-------- Data to process

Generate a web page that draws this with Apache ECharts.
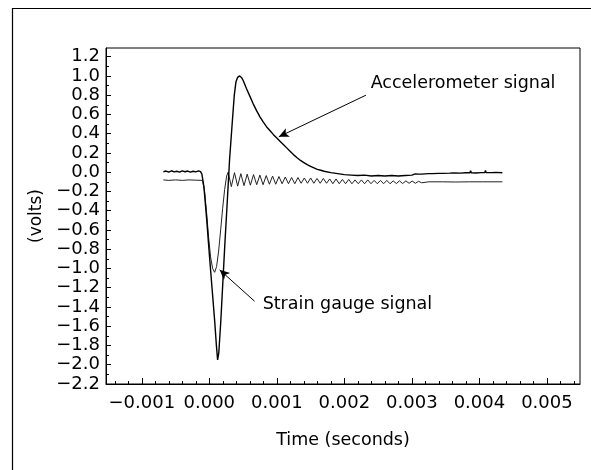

----------------
-------- Data to process

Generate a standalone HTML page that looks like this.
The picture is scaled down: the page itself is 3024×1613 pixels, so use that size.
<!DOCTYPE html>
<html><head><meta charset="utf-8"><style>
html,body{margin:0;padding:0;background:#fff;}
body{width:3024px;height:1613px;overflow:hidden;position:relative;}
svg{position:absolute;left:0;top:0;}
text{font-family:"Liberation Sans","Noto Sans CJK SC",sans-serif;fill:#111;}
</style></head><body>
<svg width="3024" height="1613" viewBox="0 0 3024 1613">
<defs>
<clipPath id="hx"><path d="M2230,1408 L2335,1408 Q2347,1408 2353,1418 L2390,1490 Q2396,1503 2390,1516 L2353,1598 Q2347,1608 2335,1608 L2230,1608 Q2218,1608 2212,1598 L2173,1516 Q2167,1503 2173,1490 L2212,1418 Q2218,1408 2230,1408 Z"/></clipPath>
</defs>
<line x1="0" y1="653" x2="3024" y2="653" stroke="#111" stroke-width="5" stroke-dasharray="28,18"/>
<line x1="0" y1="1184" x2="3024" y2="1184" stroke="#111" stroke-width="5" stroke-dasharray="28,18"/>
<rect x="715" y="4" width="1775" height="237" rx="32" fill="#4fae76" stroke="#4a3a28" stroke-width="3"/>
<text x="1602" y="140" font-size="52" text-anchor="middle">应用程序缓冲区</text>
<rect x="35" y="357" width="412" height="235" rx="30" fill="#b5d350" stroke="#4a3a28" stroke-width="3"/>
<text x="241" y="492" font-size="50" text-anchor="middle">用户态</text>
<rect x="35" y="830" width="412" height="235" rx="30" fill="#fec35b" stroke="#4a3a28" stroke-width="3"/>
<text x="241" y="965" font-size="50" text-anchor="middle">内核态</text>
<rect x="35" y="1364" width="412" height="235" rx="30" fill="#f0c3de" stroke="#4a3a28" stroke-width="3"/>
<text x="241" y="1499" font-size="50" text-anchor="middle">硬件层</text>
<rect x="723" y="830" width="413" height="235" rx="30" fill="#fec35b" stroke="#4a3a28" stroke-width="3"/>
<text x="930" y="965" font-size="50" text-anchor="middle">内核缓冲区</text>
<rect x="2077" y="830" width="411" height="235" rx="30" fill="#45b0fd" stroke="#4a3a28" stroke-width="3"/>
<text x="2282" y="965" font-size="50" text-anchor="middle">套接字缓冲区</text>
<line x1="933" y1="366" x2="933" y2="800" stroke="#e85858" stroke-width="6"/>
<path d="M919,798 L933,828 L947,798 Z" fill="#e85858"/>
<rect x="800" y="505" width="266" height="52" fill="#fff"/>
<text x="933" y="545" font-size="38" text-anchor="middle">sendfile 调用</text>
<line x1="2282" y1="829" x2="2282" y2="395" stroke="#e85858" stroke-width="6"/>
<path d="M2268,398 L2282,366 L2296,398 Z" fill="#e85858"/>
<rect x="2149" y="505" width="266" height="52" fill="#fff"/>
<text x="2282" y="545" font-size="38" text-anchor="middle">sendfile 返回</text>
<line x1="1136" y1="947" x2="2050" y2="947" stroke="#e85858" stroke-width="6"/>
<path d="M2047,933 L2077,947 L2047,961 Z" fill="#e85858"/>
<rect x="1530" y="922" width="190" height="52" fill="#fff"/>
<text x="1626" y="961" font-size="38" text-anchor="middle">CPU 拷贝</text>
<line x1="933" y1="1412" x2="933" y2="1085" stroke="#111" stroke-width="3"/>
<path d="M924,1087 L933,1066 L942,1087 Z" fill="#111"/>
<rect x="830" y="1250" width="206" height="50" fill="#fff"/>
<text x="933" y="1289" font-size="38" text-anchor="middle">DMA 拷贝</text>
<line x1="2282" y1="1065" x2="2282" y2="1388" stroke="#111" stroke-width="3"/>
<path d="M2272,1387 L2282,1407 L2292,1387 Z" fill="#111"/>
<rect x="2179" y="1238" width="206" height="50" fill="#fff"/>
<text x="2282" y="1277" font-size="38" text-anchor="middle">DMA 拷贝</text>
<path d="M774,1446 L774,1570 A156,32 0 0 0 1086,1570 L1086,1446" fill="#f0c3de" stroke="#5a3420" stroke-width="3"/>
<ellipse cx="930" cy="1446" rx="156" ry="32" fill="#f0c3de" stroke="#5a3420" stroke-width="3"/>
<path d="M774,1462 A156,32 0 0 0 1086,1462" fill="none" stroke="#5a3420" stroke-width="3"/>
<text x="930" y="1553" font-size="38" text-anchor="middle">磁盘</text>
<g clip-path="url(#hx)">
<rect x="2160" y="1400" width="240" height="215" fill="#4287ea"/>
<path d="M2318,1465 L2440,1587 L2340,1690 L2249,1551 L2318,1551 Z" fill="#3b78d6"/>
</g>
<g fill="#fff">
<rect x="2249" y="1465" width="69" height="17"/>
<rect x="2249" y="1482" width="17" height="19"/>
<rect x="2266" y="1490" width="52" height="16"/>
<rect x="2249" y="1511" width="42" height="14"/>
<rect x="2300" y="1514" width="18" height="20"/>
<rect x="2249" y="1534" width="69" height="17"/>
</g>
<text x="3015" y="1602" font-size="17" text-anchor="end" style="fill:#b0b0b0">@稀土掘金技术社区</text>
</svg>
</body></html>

----------------
-------- Data to process

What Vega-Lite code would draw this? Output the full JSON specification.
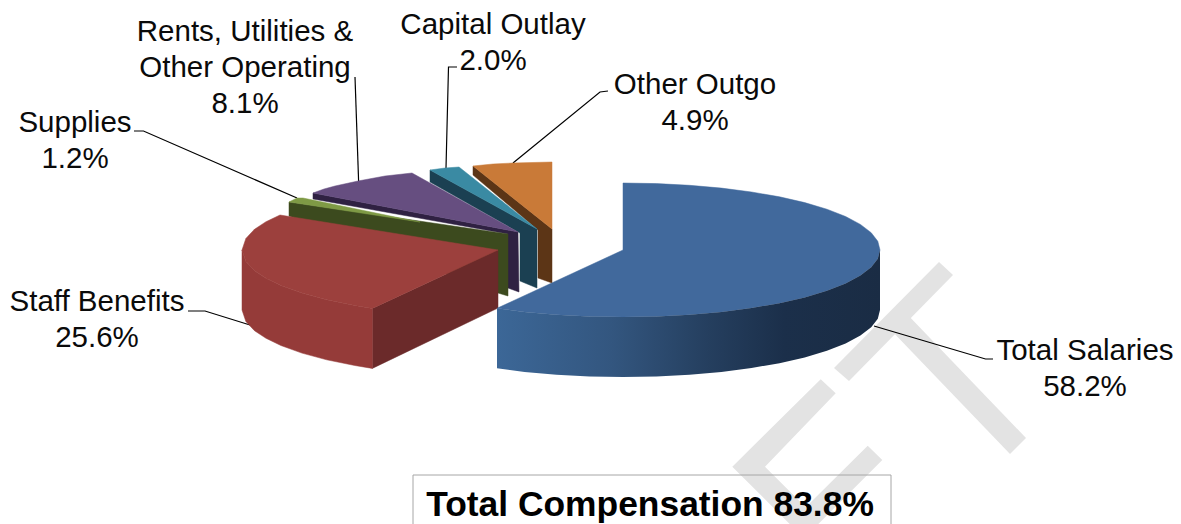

----------------

**Objective:**
Tally the lines of the listing in which the word "that" occurs, and state the total alone.

**Result:**
3